_Supplied material_
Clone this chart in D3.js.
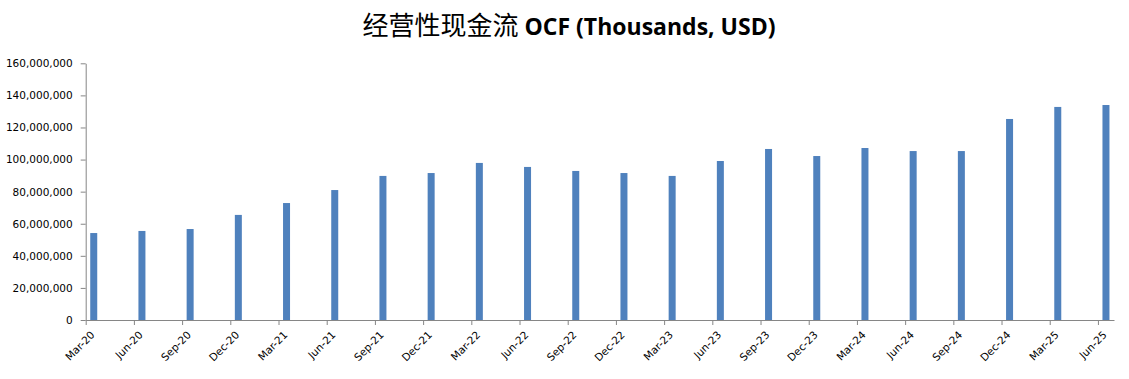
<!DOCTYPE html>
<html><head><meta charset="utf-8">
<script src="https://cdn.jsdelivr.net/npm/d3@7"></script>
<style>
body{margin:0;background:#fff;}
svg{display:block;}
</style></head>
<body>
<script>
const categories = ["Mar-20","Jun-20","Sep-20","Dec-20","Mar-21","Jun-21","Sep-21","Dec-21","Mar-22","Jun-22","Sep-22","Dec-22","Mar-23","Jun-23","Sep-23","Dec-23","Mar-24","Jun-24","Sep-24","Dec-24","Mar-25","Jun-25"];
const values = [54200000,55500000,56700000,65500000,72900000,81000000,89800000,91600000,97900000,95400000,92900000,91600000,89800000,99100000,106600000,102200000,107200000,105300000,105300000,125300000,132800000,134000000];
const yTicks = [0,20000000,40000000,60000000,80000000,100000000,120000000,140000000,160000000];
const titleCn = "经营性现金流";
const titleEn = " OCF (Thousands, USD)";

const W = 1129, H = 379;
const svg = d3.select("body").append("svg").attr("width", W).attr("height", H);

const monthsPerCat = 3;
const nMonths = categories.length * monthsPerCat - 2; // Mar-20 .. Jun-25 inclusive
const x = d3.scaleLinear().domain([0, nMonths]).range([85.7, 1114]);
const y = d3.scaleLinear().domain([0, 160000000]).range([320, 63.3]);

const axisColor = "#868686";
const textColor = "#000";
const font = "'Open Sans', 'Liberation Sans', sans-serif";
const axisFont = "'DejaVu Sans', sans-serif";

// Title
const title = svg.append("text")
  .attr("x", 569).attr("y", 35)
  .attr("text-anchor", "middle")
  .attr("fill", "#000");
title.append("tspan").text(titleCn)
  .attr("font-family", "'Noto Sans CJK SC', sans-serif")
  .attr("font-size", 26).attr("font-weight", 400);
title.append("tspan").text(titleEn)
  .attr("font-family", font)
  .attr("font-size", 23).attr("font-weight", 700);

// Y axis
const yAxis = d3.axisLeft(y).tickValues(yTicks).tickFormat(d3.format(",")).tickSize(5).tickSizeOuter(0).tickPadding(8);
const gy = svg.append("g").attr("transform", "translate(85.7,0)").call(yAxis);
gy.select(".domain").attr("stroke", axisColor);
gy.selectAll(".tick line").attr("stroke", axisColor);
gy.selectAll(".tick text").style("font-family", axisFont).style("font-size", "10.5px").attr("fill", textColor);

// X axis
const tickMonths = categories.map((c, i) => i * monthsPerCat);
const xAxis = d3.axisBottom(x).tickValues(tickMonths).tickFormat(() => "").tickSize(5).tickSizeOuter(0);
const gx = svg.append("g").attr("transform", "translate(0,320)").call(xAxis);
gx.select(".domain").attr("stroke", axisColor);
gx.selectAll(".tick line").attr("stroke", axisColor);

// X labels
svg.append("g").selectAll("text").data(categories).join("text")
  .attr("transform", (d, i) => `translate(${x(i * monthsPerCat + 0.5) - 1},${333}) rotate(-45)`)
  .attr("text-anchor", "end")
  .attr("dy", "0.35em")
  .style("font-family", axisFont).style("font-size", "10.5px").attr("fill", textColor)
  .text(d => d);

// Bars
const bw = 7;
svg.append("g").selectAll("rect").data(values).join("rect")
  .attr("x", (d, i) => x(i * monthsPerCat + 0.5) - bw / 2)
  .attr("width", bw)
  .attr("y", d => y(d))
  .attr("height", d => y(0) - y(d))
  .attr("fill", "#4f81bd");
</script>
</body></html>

_Problem to solve_
Copy the whole of the material above exactly, but not its images.

_Correct response_
Clone this chart in D3.js.
<!DOCTYPE html>
<html><head><meta charset="utf-8">
<script src="https://cdn.jsdelivr.net/npm/d3@7"></script>
<style>
body{margin:0;background:#fff;}
svg{display:block;}
</style></head>
<body>
<script>
const categories = ["Mar-20","Jun-20","Sep-20","Dec-20","Mar-21","Jun-21","Sep-21","Dec-21","Mar-22","Jun-22","Sep-22","Dec-22","Mar-23","Jun-23","Sep-23","Dec-23","Mar-24","Jun-24","Sep-24","Dec-24","Mar-25","Jun-25"];
const values = [54200000,55500000,56700000,65500000,72900000,81000000,89800000,91600000,97900000,95400000,92900000,91600000,89800000,99100000,106600000,102200000,107200000,105300000,105300000,125300000,132800000,134000000];
const yTicks = [0,20000000,40000000,60000000,80000000,100000000,120000000,140000000,160000000];
const titleCn = "经营性现金流";
const titleEn = " OCF (Thousands, USD)";

const W = 1129, H = 379;
const svg = d3.select("body").append("svg").attr("width", W).attr("height", H);

const monthsPerCat = 3;
const nMonths = categories.length * monthsPerCat - 2; // Mar-20 .. Jun-25 inclusive
const x = d3.scaleLinear().domain([0, nMonths]).range([85.7, 1114]);
const y = d3.scaleLinear().domain([0, 160000000]).range([320, 63.3]);

const axisColor = "#868686";
const textColor = "#000";
const font = "'Open Sans', 'Liberation Sans', sans-serif";
const axisFont = "'DejaVu Sans', sans-serif";

// Title
const title = svg.append("text")
  .attr("x", 569).attr("y", 35)
  .attr("text-anchor", "middle")
  .attr("fill", "#000");
title.append("tspan").text(titleCn)
  .attr("font-family", "'Noto Sans CJK SC', sans-serif")
  .attr("font-size", 26).attr("font-weight", 400);
title.append("tspan").text(titleEn)
  .attr("font-family", font)
  .attr("font-size", 23).attr("font-weight", 700);

// Y axis
const yAxis = d3.axisLeft(y).tickValues(yTicks).tickFormat(d3.format(",")).tickSize(5).tickSizeOuter(0).tickPadding(8);
const gy = svg.append("g").attr("transform", "translate(85.7,0)").call(yAxis);
gy.select(".domain").attr("stroke", axisColor);
gy.selectAll(".tick line").attr("stroke", axisColor);
gy.selectAll(".tick text").style("font-family", axisFont).style("font-size", "10.5px").attr("fill", textColor);

// X axis
const tickMonths = categories.map((c, i) => i * monthsPerCat);
const xAxis = d3.axisBottom(x).tickValues(tickMonths).tickFormat(() => "").tickSize(5).tickSizeOuter(0);
const gx = svg.append("g").attr("transform", "translate(0,320)").call(xAxis);
gx.select(".domain").attr("stroke", axisColor);
gx.selectAll(".tick line").attr("stroke", axisColor);

// X labels
svg.append("g").selectAll("text").data(categories).join("text")
  .attr("transform", (d, i) => `translate(${x(i * monthsPerCat + 0.5) - 1},${333}) rotate(-45)`)
  .attr("text-anchor", "end")
  .attr("dy", "0.35em")
  .style("font-family", axisFont).style("font-size", "10.5px").attr("fill", textColor)
  .text(d => d);

// Bars
const bw = 7;
svg.append("g").selectAll("rect").data(values).join("rect")
  .attr("x", (d, i) => x(i * monthsPerCat + 0.5) - bw / 2)
  .attr("width", bw)
  .attr("y", d => y(d))
  .attr("height", d => y(0) - y(d))
  .attr("fill", "#4f81bd");
</script>
</body></html>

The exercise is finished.